The use of field recordings in avant-garde, musique concrète, experimental, and more recently ambient was evident almost from the birth of recording technology. Most noteworthy for pioneering the conceptual and theoretical framework with art music that most openly embraced the use of raw sound material and field recordings was Pierre Schaeffer who was developing musique concrète as early as 1940. Further impetus was provided by the World Soundscape Project initiated by Canadian composer R. Murray Schafer in the 1970s; this work involved studying the acoustic ecology of a particular location by use of field recordings. Field recordings are now common source material for a range of musical results from contemporary musique concrète compositions to film soundtracks, video game soundtracks, and effects. The sounds recorded by any device, and then transferred to digital format are used by some musicians through their performance with MIDI interfaced instruments.
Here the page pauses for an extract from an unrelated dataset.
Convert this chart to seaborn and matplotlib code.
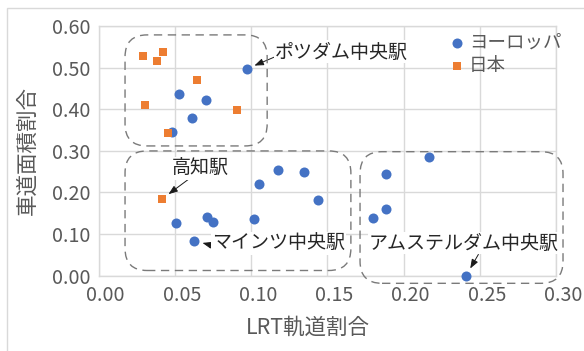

Last, but definitely in first place in chronological order, remembered for the importance and the boldness of their projects are Luigi Russolo, who with the manifesto The Art of Noises as early as 1913, gave musical value to environmental noise and then with the design and construction of Intonarumori, the first instruments for making noise, and his close collaboration with musician Francesco Balilla Pratella succeeded in using the noise coupled to a symphony orchestra. And also Filippo Tommaso Marinetti who was the main theoretical of the movement called Futurism.